International Peace Day: End Racism. Build Peace.
“Instead of fighting each other on the battlefield, humanity should be rallying together to tackle the common challenges we face.
On International Peace Day in Sudan, racism continues to fuel conflict. Marginalization and ill-treatment on account of race and tribe has been at the forefront of conflict in Darfur, Blue Nile and South Kordofan for decades. Backlashes against pro-democracy protesters since the October 2021 coup, show how racism also spurs arrests, torture and sexual violence on account of skin colour and historic superiority ideologies that see those from the peripheries as ‘slaves’.
Our latest report, "Can we prevent the spread of renewed atrocities?

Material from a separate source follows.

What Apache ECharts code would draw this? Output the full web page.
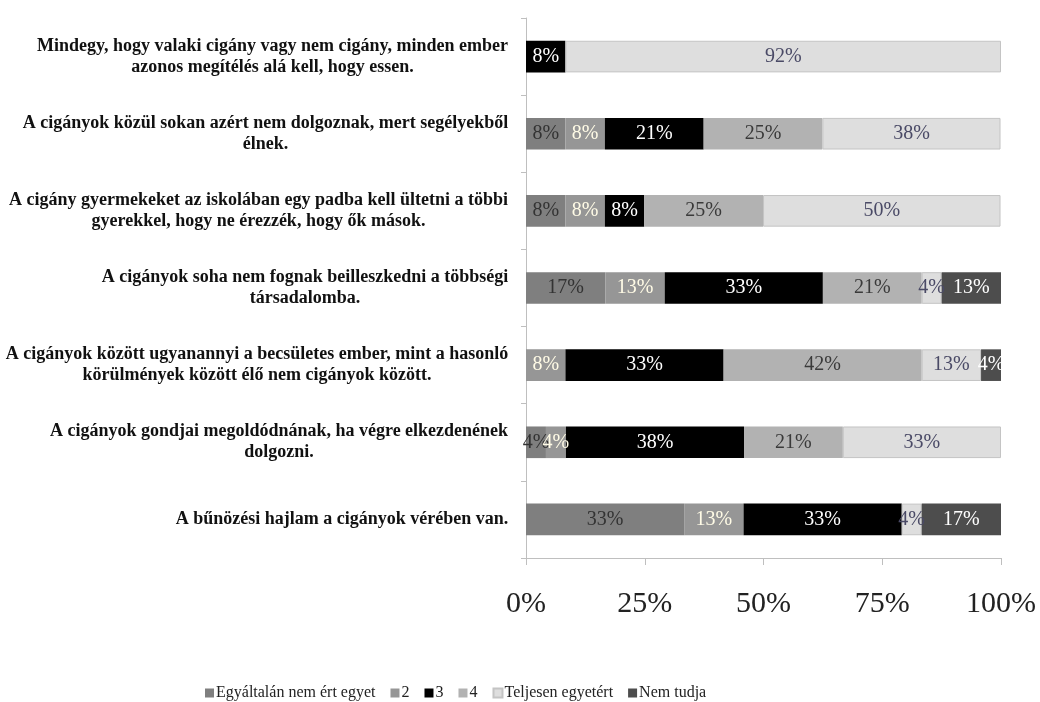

Addressing Structural Discrimination in Sudan", speaks to the current situation in Sudan. A long-needed anti-discrimination law was being discussed prior to the military takeover that hijacked the transition to democracy in October 2021, leaving hopes for change dashed. Mass atrocities, with racial undertones, are on the rise again. The protest movement, determined to bring back a transition government and international accountability, is more important than ever.
"Any Peace Deal in Sudan should be inclusive and should address the injustices of the past. Peace should amplify the voices of all marginalized groups and make clear provisions of reparations for CRSV." - Najlaa Ahmed, Legal Adviser
In South Sudan, implementation of transitional justice, integral to the 2018 Peace Agreement, hangs in the balance. The last 3 years of supposed ‘transition to peace’ have seen parts of the country reverting to intercommunal conflict, revenge killings and conflict related sexual violence - generally based on identity hatred and racism.
Jackline Nasiwa, Executive Director of Centre for Inclusive Governance, Peace and Justice (CIGPJ) said on Twitter today:
"Do I say happy International Peace Day to South Sudanese or just wish them peace? Unending circle of violence, never know peace, SGBV & poverty but fading hopes. I wish you all happy resilience in search for peace"
Lilian Riziq, President of the South Sudan Women Empowerment Network (SSWEN), marking the four-year anniversary of the Revitalized Peace Agreement, said the power-sharing agreement has neither ended the violence nor delivered the need reforms.
“The situation in South Sudan is unsustainable. The whole country is breaking down,” she warned.
In failing to meet the transitional targets in August 2022, the Government and opposition parites came up with a 2-year extension period running through to December 2024.
The extension was signed amidst protests from civil society groups.
“As we mark the International Peace Day, it is our hope that the recently extended roadmap is genuinely to bring lasting peace to the people of South Sudan.” - Jackline Nasiwa (CIGPJ)
Although we applaud the recent graduation of Unified forces which took place on 30th August 2022, we would like to urge the government to put in place operational apparatus to ensure they are salaried and receive better and different treatment from the one accorded at the cantonment sites.
We call on the government of South Sudan to hasten to:
Conclude the process of accession to the International Covenant on Civil and Political Rights (ICCPR) and its Optional Protocols
Ratify the Convention on the Elimination of All forms of Racial Discrimination (CERD)
Ratify the Convention for the Protection of All Persons from Enforced Disappearance
On the Extension Period:
Put in place necessary measures including reforms towards the electoral and constitutional review process.
Consult, legislate and establish the relevant Transitional Justice mechanisms including:
the Commission for Truth, Reconciliation and Healing (CTRH),
the Hybrid court for South Sudan (HCSS) and
the Compensation and Reparation authority (CRA)
We also call on the international community to fund the extended period as well as humanitarian aid and exert pressure on the administration to ensure the new roadmap culminates in peace and a democratic South Sudan.